** START OF Excerpted data **

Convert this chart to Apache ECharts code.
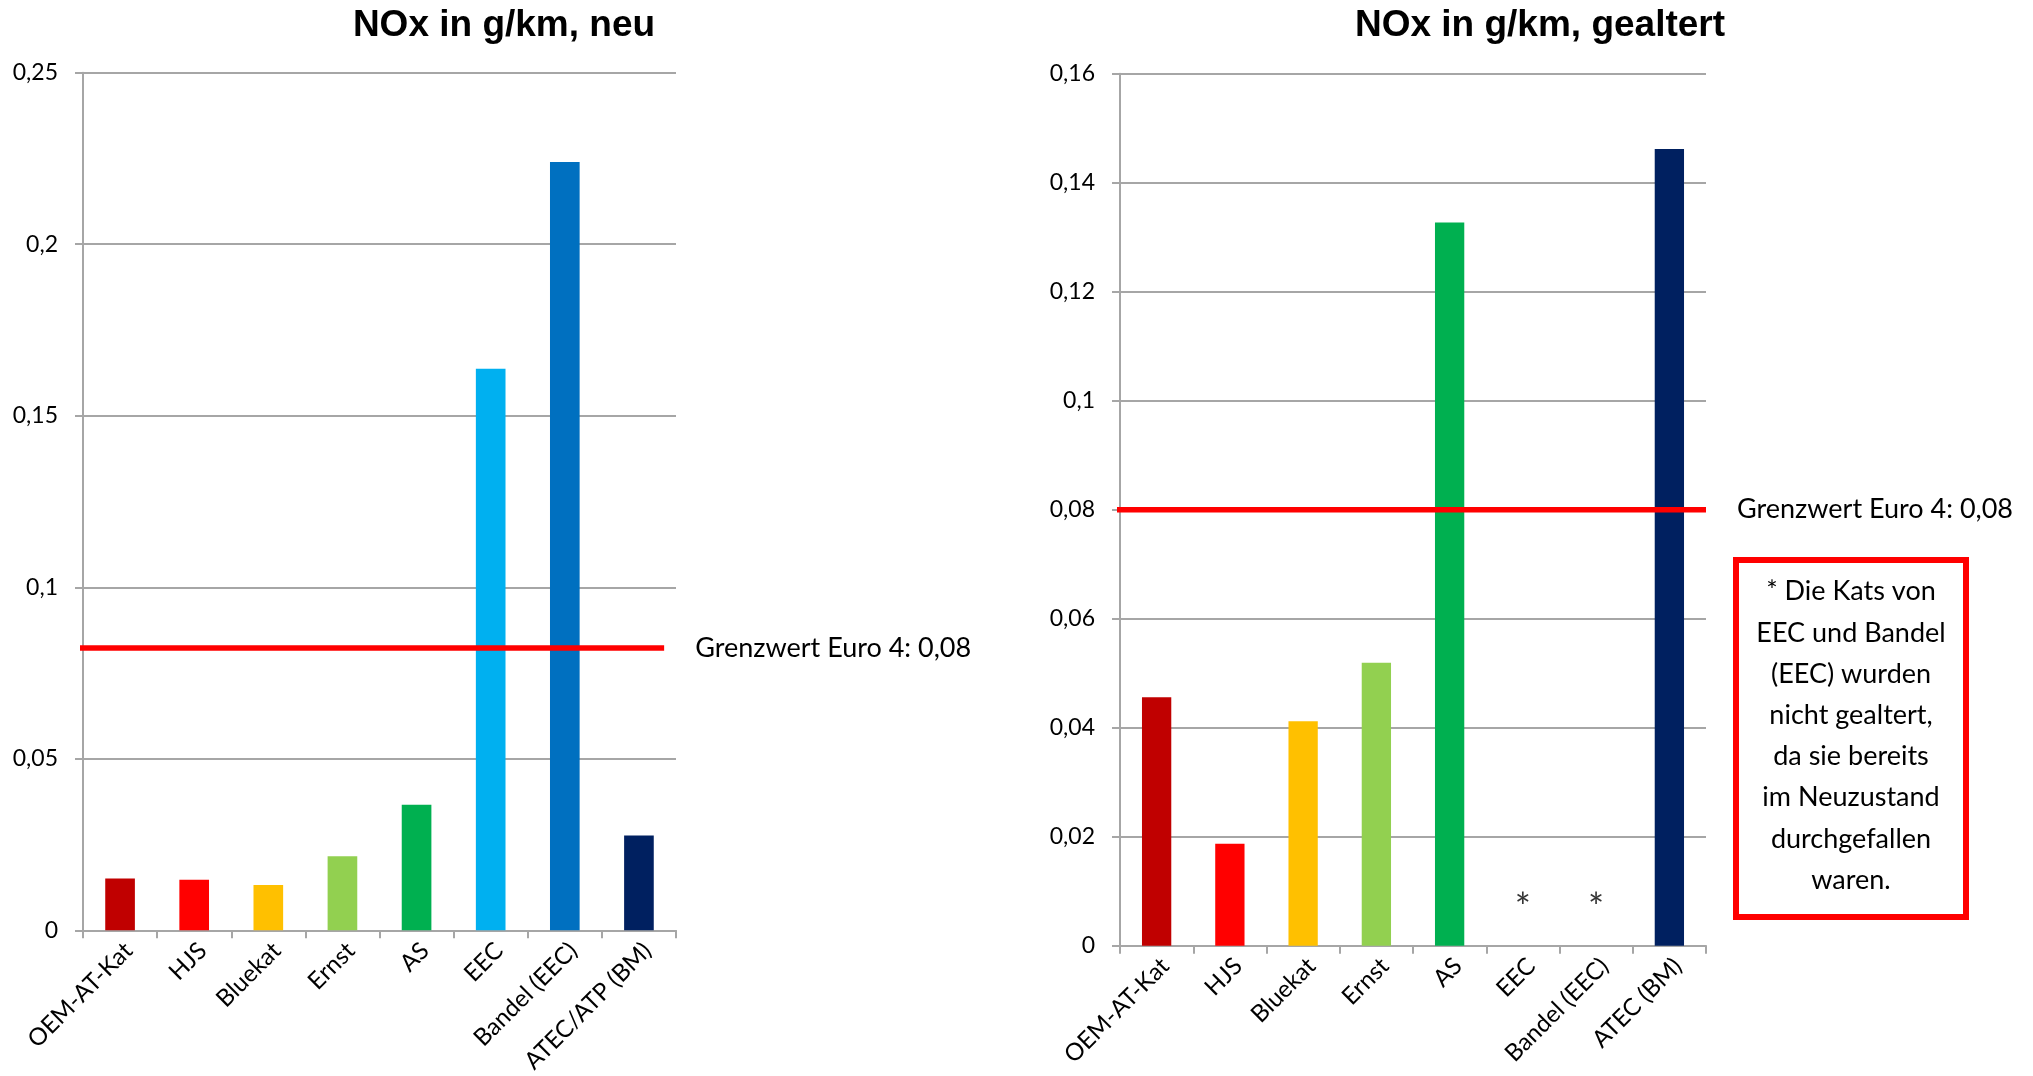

** END OF Excerpted data **
** START OF Excerpted data **

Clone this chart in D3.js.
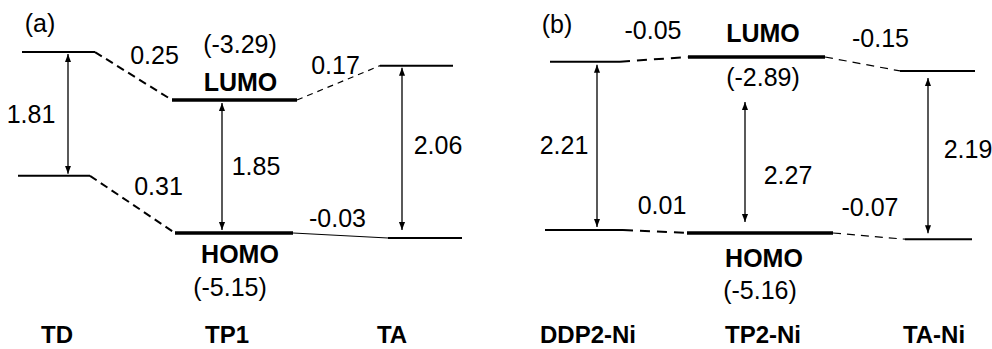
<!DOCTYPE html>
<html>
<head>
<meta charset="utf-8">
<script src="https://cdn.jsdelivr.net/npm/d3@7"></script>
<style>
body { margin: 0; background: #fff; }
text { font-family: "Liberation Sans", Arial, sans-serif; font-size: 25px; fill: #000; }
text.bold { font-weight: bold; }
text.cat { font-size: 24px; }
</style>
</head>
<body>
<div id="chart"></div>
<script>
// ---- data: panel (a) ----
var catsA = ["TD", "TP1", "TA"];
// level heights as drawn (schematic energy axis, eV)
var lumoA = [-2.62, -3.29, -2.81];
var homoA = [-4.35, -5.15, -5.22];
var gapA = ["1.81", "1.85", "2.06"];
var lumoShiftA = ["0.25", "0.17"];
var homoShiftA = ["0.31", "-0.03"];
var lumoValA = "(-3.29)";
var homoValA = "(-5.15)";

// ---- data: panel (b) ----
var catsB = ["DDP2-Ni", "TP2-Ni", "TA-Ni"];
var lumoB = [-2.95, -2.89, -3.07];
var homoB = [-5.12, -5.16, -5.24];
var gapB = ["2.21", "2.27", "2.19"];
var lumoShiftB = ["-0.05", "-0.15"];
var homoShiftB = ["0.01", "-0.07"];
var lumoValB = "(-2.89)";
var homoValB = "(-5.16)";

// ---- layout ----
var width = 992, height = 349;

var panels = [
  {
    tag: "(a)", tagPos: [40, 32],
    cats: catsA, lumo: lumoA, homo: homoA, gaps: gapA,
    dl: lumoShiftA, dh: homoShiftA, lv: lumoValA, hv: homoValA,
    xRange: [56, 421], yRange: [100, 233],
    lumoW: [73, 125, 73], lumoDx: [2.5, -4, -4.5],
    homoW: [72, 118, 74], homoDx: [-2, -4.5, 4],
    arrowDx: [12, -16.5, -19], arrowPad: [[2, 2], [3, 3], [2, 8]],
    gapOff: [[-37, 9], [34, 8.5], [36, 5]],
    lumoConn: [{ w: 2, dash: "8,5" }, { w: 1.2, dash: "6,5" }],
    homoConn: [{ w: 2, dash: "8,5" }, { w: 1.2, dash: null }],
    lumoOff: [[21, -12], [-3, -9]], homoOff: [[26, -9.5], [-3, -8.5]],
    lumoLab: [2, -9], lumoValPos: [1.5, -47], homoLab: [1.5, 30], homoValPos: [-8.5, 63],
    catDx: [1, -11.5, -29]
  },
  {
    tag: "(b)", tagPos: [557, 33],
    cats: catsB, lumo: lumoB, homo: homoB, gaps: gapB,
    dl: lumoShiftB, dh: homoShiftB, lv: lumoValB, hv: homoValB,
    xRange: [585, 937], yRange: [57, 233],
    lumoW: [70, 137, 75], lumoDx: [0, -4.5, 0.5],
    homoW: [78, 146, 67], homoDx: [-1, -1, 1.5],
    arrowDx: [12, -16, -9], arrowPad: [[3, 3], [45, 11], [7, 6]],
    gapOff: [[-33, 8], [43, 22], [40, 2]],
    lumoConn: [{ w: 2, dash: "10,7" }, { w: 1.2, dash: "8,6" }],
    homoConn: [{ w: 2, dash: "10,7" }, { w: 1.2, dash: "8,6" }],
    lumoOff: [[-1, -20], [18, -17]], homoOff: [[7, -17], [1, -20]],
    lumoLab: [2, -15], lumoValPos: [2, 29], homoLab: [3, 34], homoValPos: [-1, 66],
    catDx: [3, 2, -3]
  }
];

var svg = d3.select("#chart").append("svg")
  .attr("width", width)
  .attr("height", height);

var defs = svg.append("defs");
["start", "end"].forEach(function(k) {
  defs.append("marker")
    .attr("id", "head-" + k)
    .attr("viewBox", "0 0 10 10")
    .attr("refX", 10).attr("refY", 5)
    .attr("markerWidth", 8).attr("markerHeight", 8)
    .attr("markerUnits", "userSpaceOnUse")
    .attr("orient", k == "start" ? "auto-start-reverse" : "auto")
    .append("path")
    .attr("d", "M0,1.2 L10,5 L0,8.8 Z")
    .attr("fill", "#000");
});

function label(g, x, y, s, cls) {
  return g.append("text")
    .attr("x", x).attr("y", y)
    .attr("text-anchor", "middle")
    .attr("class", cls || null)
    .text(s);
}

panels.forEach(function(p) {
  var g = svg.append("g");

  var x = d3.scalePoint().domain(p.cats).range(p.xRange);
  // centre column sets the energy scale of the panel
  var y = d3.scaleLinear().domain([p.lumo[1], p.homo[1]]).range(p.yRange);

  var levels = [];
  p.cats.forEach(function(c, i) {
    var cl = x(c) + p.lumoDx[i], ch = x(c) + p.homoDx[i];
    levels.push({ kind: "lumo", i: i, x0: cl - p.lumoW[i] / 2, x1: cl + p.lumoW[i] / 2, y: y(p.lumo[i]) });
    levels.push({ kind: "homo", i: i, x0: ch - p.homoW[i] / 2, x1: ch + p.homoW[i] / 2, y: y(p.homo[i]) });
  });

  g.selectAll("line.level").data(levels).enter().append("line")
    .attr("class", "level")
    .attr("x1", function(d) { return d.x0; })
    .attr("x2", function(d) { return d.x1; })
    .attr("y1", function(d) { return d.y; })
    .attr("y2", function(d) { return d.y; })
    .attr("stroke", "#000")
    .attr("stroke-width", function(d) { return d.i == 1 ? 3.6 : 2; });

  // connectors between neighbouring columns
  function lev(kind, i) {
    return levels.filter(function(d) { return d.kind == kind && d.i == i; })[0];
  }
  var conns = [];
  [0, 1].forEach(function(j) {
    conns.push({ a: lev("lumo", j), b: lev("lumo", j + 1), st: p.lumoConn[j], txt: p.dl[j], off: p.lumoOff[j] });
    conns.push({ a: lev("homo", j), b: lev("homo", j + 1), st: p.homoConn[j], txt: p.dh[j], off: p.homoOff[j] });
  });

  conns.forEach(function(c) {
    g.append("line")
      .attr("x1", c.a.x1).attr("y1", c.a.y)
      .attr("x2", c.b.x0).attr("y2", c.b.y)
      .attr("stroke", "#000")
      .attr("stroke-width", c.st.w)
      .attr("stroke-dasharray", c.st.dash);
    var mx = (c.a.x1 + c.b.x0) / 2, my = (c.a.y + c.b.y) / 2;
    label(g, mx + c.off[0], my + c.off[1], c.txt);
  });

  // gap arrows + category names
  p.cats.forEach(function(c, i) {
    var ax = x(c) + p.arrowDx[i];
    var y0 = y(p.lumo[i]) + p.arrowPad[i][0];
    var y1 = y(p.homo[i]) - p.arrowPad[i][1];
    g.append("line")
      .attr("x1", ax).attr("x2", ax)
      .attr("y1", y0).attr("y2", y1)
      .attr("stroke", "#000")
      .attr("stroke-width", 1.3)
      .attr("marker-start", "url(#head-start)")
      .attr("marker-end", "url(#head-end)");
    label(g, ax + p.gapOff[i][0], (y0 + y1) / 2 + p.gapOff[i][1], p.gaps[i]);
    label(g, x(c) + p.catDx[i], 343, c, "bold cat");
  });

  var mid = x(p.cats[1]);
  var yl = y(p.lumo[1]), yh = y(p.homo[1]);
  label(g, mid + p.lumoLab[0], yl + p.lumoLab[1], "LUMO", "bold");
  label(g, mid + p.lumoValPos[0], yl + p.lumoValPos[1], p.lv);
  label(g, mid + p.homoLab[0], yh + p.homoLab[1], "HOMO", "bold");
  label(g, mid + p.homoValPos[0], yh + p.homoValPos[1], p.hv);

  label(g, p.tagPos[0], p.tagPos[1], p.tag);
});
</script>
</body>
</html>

** END OF Excerpted data **
** START OF Excerpted data **

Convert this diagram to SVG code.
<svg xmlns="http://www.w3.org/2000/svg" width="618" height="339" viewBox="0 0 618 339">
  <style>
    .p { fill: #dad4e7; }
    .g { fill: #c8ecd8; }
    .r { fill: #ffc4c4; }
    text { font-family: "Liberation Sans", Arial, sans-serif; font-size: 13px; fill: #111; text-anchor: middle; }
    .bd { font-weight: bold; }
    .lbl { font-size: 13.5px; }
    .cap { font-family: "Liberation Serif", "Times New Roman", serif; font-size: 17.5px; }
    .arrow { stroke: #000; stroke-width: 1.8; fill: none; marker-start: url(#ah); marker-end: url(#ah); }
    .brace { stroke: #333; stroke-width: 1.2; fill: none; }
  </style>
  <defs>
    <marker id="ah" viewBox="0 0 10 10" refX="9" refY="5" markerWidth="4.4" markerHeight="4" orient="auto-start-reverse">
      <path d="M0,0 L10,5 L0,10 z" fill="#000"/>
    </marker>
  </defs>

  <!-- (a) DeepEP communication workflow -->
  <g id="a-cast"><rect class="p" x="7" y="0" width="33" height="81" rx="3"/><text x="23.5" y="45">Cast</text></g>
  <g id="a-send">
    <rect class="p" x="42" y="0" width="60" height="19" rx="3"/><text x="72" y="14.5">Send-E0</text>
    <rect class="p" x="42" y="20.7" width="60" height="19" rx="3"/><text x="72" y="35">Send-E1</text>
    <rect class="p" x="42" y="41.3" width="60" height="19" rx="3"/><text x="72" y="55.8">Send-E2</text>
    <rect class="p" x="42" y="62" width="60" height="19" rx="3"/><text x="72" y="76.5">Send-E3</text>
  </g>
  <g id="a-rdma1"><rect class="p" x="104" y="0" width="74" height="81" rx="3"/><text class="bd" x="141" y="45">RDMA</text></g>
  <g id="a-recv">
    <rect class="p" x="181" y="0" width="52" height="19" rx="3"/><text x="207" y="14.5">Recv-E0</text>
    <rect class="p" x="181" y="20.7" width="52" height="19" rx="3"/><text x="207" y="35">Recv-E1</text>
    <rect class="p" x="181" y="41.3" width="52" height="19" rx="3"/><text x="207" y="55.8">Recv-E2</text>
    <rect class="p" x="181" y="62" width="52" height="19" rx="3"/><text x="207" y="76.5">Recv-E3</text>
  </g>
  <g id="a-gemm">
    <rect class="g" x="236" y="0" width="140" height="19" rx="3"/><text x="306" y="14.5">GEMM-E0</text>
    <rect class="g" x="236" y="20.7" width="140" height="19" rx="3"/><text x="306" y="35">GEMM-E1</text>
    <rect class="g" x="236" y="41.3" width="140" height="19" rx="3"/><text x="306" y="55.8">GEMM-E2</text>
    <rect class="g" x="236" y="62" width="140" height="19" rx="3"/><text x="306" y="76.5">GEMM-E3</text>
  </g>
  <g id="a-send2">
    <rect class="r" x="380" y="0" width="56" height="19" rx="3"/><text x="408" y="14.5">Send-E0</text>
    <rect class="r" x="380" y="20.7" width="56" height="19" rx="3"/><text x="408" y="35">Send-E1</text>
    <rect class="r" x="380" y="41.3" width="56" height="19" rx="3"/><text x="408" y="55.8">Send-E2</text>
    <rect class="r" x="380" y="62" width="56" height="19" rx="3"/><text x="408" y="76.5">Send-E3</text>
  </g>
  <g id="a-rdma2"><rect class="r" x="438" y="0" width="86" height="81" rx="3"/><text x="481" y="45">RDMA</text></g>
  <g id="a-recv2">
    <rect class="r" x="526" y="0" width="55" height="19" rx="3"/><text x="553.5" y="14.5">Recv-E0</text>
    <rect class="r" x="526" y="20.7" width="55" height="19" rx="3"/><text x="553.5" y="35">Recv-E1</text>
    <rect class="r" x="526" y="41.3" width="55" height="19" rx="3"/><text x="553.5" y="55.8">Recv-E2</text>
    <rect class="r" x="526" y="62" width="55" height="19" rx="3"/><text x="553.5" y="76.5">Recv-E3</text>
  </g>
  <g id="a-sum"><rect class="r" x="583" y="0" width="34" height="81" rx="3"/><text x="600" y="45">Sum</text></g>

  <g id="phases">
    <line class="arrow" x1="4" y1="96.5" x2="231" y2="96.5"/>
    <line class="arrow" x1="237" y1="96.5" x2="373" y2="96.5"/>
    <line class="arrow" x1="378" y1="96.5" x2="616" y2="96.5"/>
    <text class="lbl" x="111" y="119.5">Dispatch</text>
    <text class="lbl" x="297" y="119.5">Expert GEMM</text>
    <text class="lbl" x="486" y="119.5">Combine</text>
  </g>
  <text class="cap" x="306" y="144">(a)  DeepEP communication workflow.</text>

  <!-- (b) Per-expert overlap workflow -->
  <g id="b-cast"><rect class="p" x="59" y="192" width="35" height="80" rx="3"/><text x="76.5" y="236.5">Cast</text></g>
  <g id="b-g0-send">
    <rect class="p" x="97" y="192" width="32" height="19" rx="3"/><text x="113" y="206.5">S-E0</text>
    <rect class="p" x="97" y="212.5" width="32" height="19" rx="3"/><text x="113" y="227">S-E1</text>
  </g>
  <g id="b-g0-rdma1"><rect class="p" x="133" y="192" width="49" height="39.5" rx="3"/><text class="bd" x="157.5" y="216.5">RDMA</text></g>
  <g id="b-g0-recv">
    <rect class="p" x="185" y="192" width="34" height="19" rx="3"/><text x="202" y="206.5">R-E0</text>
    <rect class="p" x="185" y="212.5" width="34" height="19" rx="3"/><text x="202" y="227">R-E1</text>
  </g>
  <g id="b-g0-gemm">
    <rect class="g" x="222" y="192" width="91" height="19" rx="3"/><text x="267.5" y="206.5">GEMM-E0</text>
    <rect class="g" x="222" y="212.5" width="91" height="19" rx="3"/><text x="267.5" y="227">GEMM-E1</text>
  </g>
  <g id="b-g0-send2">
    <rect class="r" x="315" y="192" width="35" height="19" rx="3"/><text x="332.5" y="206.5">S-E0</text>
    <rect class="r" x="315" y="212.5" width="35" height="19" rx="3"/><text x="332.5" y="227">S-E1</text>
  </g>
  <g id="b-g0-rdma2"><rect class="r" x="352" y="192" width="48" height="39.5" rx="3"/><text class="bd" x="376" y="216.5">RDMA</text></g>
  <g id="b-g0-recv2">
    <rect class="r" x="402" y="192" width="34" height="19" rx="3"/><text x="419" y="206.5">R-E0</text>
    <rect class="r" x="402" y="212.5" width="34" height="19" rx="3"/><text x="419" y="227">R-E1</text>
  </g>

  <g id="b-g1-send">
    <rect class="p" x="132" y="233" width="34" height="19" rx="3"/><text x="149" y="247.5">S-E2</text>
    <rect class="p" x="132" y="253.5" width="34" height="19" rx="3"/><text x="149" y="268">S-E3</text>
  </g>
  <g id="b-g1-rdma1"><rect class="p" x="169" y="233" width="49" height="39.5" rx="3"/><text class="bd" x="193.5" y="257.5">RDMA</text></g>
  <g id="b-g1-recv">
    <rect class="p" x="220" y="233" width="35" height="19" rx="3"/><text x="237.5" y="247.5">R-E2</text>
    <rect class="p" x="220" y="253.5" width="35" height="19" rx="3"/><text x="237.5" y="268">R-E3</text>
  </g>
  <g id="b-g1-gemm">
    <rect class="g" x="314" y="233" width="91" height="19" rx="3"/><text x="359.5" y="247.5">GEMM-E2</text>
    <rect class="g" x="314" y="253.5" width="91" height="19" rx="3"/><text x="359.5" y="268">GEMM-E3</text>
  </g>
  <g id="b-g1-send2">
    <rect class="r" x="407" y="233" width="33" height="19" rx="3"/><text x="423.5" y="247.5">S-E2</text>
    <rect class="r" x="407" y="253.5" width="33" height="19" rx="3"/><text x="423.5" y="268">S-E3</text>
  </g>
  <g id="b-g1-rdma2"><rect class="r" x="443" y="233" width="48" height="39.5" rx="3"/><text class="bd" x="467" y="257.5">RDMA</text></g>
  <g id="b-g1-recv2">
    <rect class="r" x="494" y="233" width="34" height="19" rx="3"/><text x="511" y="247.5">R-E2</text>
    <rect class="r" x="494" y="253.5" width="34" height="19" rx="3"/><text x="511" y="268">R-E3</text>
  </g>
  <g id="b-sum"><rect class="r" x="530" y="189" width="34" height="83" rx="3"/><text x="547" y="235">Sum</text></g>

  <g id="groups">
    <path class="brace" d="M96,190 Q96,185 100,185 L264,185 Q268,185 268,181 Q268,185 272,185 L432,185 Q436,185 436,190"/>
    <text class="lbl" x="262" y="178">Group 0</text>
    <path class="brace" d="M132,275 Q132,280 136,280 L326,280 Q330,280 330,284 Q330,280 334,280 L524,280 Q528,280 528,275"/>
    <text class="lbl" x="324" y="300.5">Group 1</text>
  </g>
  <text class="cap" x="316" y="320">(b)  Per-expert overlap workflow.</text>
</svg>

** END OF Excerpted data **

Stated problem |
Work out how many lines of the data above hold the word "this", and write only the count.

Solved problem |
3